Accelerated developmental decline of WM-LTP in enriched mice. A, Average time course of the changes in layer III field synaptic potential amplitude after TBS of the WM in EC (black) and SC (white) mice at different postnatal ages (P13; p > 35). The bars indicate SEM. Averages of 10 consecutive traces recorded at different postnatal ages from EC and SC mice before (thin line) and 30 min after (thick line) TBS are also reported on the top of the time course for each age. B, Postnatal age-dependent changes in the magnitude of WM-LTP measured 30 min after TBS. Three-way ANOVA shows that, although the time course of the field potential amplitude is the same in all conditions (F₍₁₂₎ = 0.37; p = 0.9), the level of potentiation is significantly different at different ages and for the two different groups (F₍₁₃₎ = 2.67, p < 0.001, and F₍₁₁₎ = 29.91, p < 0.001, respectively). Moreover, the three-way ANOVA shows a significant interaction between the postnatal age and the environmental housing (F_{(13, 11)} = 3.79; p = 0.01), with the EC group being significantly different from the SC group at P20 (post hoc LSD test; p < 0.05). The bars indicate SEM.

Figure 4.

Higher levels of BDNF protein and GAD 65/67 expression in environmentally enriched pups. A, Percentage of variation of BDNF content in EC and SC occipital cortices computed as [(EC/SC) – 1] × 100 at different ages. The asterisk indicates that the BDNF levels in EC and SC groups are different (t test; p < 0.001). Bars indicate SEM. A, Inset, Developmental increase of total protein levels of endogenous BDNF in occipital cortices of EC (black) and SC (gray) mice.
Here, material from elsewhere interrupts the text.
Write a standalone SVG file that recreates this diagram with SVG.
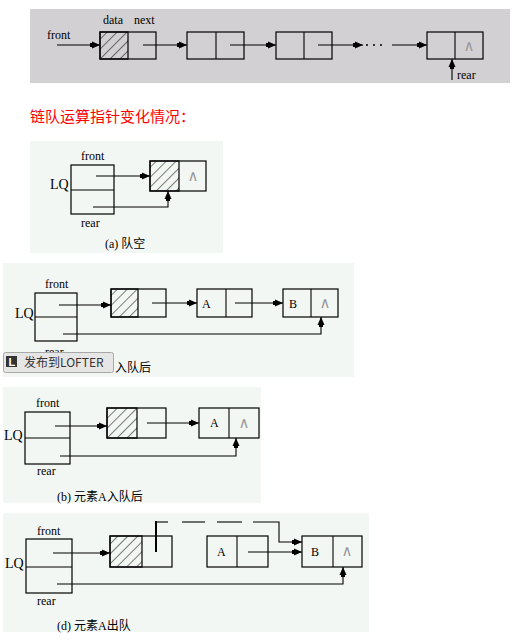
<svg xmlns="http://www.w3.org/2000/svg" width="520" height="641" viewBox="0 0 520 641">
<defs>
<pattern id="hatch" patternUnits="userSpaceOnUse" width="7" height="7" patternTransform="rotate(45)">
<rect width="7" height="7" fill="none"/>
<line x1="0" y1="0" x2="0" y2="7" stroke="#000" stroke-width="1"/>
</pattern>
<marker id="ah" markerUnits="userSpaceOnUse" markerWidth="11" markerHeight="8" refX="10" refY="4" orient="auto">
<path d="M0,2 L2,2 L2,0.5 L10,4 L2,7.5 L2,6 L0,6 z" fill="#000"/>
</marker>
<clipPath id="aboveBtn"><rect x="0" y="263" width="120" height="89"/></clipPath>
</defs>
<style>
.box{fill:none;stroke:#000;stroke-width:1.2}
.hat{fill:url(#hatch);stroke:#000;stroke-width:1.2}
.ln{fill:none;stroke:#000;stroke-width:1.1}
.ar{fill:none;stroke:#000;stroke-width:1.1;marker-end:url(#ah)}
.t{font-family:"Liberation Serif",serif;font-size:12px;fill:#000}
.lq{font-family:"Liberation Serif",serif;font-size:14px;fill:#000}
.nil{font-family:"DejaVu Sans",sans-serif;font-size:15px;fill:#999;text-anchor:middle}
.cap{font-family:"Liberation Serif","Noto Sans CJK SC",serif;font-size:12px;fill:#000}
</style>

<g id="panel-top">
<rect x="30" y="9" width="480" height="74" fill="#d3d0d3"/>
<text class="t" x="47" y="39">front</text>
<text class="t" x="103" y="24">data</text>
<text class="t" x="134" y="24">next</text>
<g id="n1"><rect class="hat" x="100" y="32" width="28" height="27"/><rect class="box" x="100" y="32" width="56" height="27"/></g>
<g id="n2"><rect class="box" x="187" y="32" width="57" height="27"/><line class="ln" x1="216" y1="32" x2="216" y2="59"/></g>
<g id="n3"><rect class="box" x="276" y="32" width="56" height="27"/><line class="ln" x1="304" y1="32" x2="304" y2="59"/></g>
<g id="n4"><rect class="box" x="427" y="32" width="56" height="27"/><line class="ln" x1="455" y1="32" x2="455" y2="59"/><text class="nil" x="469" y="51">∧</text></g>
<circle cx="367" cy="45" r="1" fill="#000"/><circle cx="374" cy="45" r="1" fill="#000"/><circle cx="381" cy="45" r="1" fill="#000"/>
<text class="t" x="457" y="79">rear</text>
<g id="c-top">
<path class="ar" d="M57,45 H100"/>
<path class="ar" d="M143,45 H187"/>
<path class="ar" d="M230,45 H276"/>
<path class="ar" d="M318,45 H363"/>
<path class="ar" d="M392,45 H427"/>
<path class="ar" d="M452,80 V59"/>
</g>
</g>

<text x="30" y="122" font-family="'Noto Sans CJK SC',sans-serif" font-size="15" fill="#f00">链队运算指针变化情况：</text>

<g id="panel-a">
<rect x="30" y="141" width="193" height="112" fill="#f3f7f3"/>
<g id="a-lq"><rect class="box" x="71" y="165" width="43" height="49"/><line class="ln" x1="71" y1="190" x2="114" y2="190"/></g>
<text class="t" x="81" y="160">front</text>
<text class="lq" x="50" y="189">LQ</text>
<text class="t" x="81" y="227">rear</text>
<g id="a-n1"><rect class="hat" x="150" y="161" width="29" height="30"/><rect class="box" x="150" y="161" width="56" height="30"/><text class="nil" x="193" y="181">∧</text></g>
<g id="c-a">
<path class="ar" d="M96,176 H150"/>
<path class="ar" d="M93,207 H168 V191"/>
</g>
<text class="cap" x="105" y="248">(a) 队空</text>
</g>

<g id="panel-c">
<rect x="3" y="263" width="351" height="114" fill="#f3f7f3"/>
<g id="c-lq"><rect class="box" x="35" y="293" width="42" height="48"/><line class="ln" x1="35" y1="317" x2="77" y2="317"/></g>
<text class="t" x="45" y="288">front</text>
<text class="lq" x="15" y="318">LQ</text>
<text class="t" x="45" y="356" clip-path="url(#aboveBtn)">rear</text>
<g id="c-n1"><rect class="hat" x="111" y="289" width="27" height="28"/><rect class="box" x="111" y="289" width="55" height="28"/></g>
<g id="c-nA"><rect class="box" x="197" y="289" width="55" height="28"/><line class="ln" x1="226" y1="289" x2="226" y2="317"/><text class="t" x="202" y="308">A</text></g>
<g id="c-nB"><rect class="box" x="283" y="289" width="55" height="28"/><line class="ln" x1="311" y1="289" x2="311" y2="317"/><text class="t" x="289" y="308">B</text><text class="nil" x="325" y="308">∧</text></g>
<g id="c-c">
<path class="ar" d="M59,305 H111"/>
<path class="ar" d="M152,303 H197"/>
<path class="ar" d="M235,303 H283"/>
<path class="ar" d="M63,334 H321 V317"/>
</g>
<text class="cap" x="115" y="372">入队后</text>
<g id="lofter">
<rect x="3.5" y="352.5" width="110" height="20" rx="2" fill="#e6e6e6" stroke="#a8a8a8"/>
<rect x="6" y="356" width="11" height="11" fill="#333"/>
<text x="8.5" y="366" font-family="'Liberation Sans',sans-serif" font-size="11" font-weight="bold" fill="#fff">L</text>
<text x="24" y="367" font-family="'Noto Sans CJK SC',sans-serif" font-size="12" fill="#333">发布到LOFTER</text>
</g>
</g>

<g id="panel-b">
<rect x="3" y="387" width="258" height="116" fill="#f3f7f3"/>
<g id="b-lq"><rect class="box" x="25" y="412" width="45" height="52"/><line class="ln" x1="25" y1="438" x2="70" y2="438"/></g>
<text class="t" x="36" y="407">front</text>
<text class="lq" x="4" y="440">LQ</text>
<text class="t" x="37" y="475">rear</text>
<g id="b-n1"><rect class="hat" x="107" y="408" width="30" height="30"/><rect class="box" x="107" y="408" width="59" height="30"/></g>
<g id="b-nA"><rect class="box" x="199" y="408" width="60" height="30"/><line class="ln" x1="229" y1="408" x2="229" y2="438"/><text class="t" x="210" y="427">A</text><text class="nil" x="244" y="428">∧</text></g>
<g id="c-b">
<path class="ar" d="M55,426 H107"/>
<path class="ar" d="M147,423 H199"/>
<path class="ar" d="M60,456 H236 V438"/>
</g>
<text class="cap" x="57" y="501">(b) 元素A入队后</text>
</g>

<g id="panel-d">
<rect x="3" y="513" width="366" height="119" fill="#f3f7f3"/>
<g id="d-lq"><rect class="box" x="26" y="539" width="46" height="54"/><line class="ln" x1="26" y1="567" x2="72" y2="567"/></g>
<text class="t" x="37" y="535">front</text>
<text class="lq" x="5" y="568">LQ</text>
<text class="t" x="37" y="605">rear</text>
<g id="d-n1"><rect class="hat" x="110" y="536" width="32" height="31"/><rect class="box" x="110" y="536" width="62" height="31"/></g>
<g id="d-nA"><rect class="box" x="207" y="536" width="61" height="31"/><line class="ln" x1="237" y1="536" x2="237" y2="567"/><text class="t" x="217" y="556">A</text></g>
<g id="d-nB"><rect class="box" x="302" y="536" width="60" height="31"/><line class="ln" x1="333" y1="536" x2="333" y2="567"/><text class="t" x="311" y="556">B</text><text class="nil" x="347" y="556">∧</text></g>
<g id="c-d">
<line x1="156" y1="521" x2="156" y2="552" stroke="#000" stroke-width="2"/>
<line class="ln" x1="156" y1="522" x2="168" y2="522"/>
<line class="ln" x1="182" y1="522" x2="205" y2="522"/>
<line class="ln" x1="217" y1="522" x2="242" y2="522"/>
<path class="ar" d="M253,522 H279 V542 H302"/>
<path class="ar" d="M248,552 H302"/>
<path class="ar" d="M53,553 H110"/>
<path class="ar" d="M57,584 H343 V567"/>
</g>
<text class="cap" x="57" y="630">(d) 元素A出队</text>
</g>
</svg>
B, Percentage of variation of GAD 65/67 expression in EC and SC occipital cortices computed as [(EC/SC) – 1] × 100 at different ages. The asterisk indicates that the GAD 65/67 expression in EC and SC groups is different (t test; p < 0.001). Bars indicate SEM. B, Inset, Representative gel of Western blot for GAD 65/67 expression at different ages in occipital cortices of SC and EC mice.

Figure 5.

Involvement of cAMP/CREB system in the development of mice visual cortex. A, Precocious massive CRE-mediated gene expression in enriched mice. Brains of CRE-LacZ mice reared in SC and in EC at different ages (P10–P30) are shown. B, Quantification of the density of X-gal-positive cells (1 mm² field) for the SC (gray) and EC (black) animals at the indicated ages. Fields were chosen to sample layers II-VI of the binocular visual cortex. The circles represent average density ± SEM. Two-way ANOVA reveals no significant effect of environmental housing conditions (p = 0.389) but a significant effect of age (p < 0.001) and a significant interaction between age and environmental housing conditions (p < 0.001). Post hoc Tukey test showed a significant difference at P20 between EC and SC groups (p < 0.05). The asterisk indicates that the groups are statistically different. C, Activating the cAMP/CREB system with rolipram partially mimics the enriched environment effects on mice visual acuity development. Behavioral assessment of visual acuity in animals treated with the inhibitor of the phosphodiesterase type IV rolipram (dark gray) and vehicle (light gray) at different ages is shown. Visual acuity of animals is plotted as groups of age. Visual acuity of rolipram-treated animals is significantly different (*) from vehicle-treated mice at P25 (Kruskal–Wallis one-way ANOVA on ranks, p < 0.001; post hoc Student–Newman–Keuls test, p < 0.05). The bars indicate SEM.